* **Stated task**
Go through the records below from the first line and print each one exactly, stopping after the line that contains "from matplotlib.patches import Rectangle". Do not print pictures or anything past that line.

───── Excerpted records

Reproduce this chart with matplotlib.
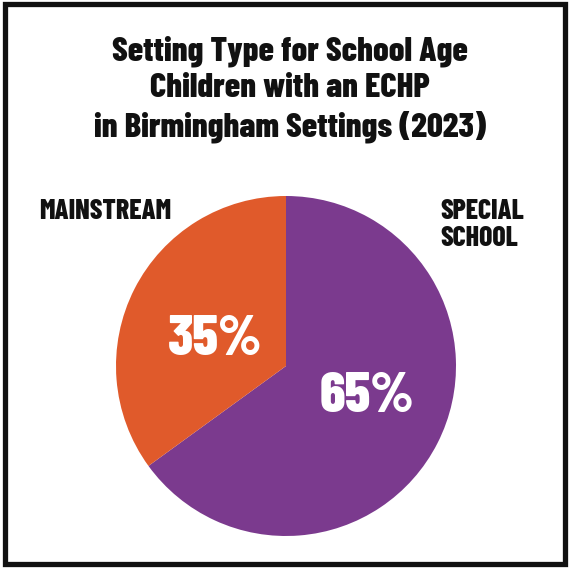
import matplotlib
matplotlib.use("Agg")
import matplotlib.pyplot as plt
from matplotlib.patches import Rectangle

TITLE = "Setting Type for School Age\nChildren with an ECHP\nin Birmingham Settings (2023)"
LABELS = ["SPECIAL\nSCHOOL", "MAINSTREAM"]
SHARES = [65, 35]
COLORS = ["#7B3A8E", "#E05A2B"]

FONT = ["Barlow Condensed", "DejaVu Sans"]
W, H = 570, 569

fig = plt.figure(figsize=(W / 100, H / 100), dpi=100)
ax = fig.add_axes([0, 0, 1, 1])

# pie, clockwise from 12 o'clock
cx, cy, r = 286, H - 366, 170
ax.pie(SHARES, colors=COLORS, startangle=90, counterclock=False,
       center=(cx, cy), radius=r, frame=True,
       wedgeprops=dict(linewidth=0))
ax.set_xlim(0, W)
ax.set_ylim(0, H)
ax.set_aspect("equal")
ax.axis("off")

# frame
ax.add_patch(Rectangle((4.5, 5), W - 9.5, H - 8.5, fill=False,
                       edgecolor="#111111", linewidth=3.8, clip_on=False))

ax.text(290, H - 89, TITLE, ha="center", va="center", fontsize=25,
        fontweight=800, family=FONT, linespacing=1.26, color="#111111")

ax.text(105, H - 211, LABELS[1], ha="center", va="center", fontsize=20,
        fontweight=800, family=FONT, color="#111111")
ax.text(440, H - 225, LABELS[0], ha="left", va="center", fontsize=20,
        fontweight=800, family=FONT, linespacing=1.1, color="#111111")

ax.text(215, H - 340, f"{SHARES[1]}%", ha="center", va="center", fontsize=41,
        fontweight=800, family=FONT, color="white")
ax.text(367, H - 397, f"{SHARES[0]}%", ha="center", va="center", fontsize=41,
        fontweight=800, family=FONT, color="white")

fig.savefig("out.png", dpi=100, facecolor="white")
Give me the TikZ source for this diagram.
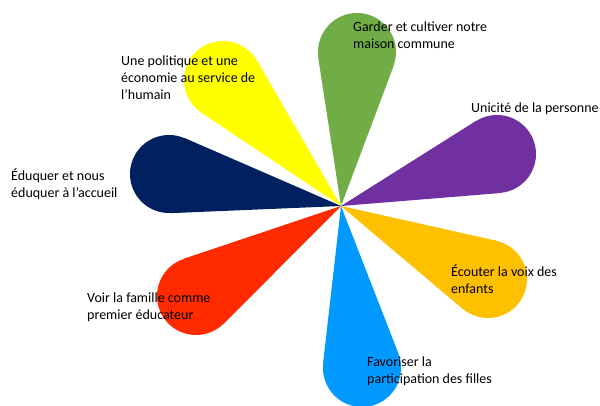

──────────

* **Exercise response**
Reproduce this chart with matplotlib.
import matplotlib
matplotlib.use("Agg")
import matplotlib.pyplot as plt
from matplotlib.patches import Rectangle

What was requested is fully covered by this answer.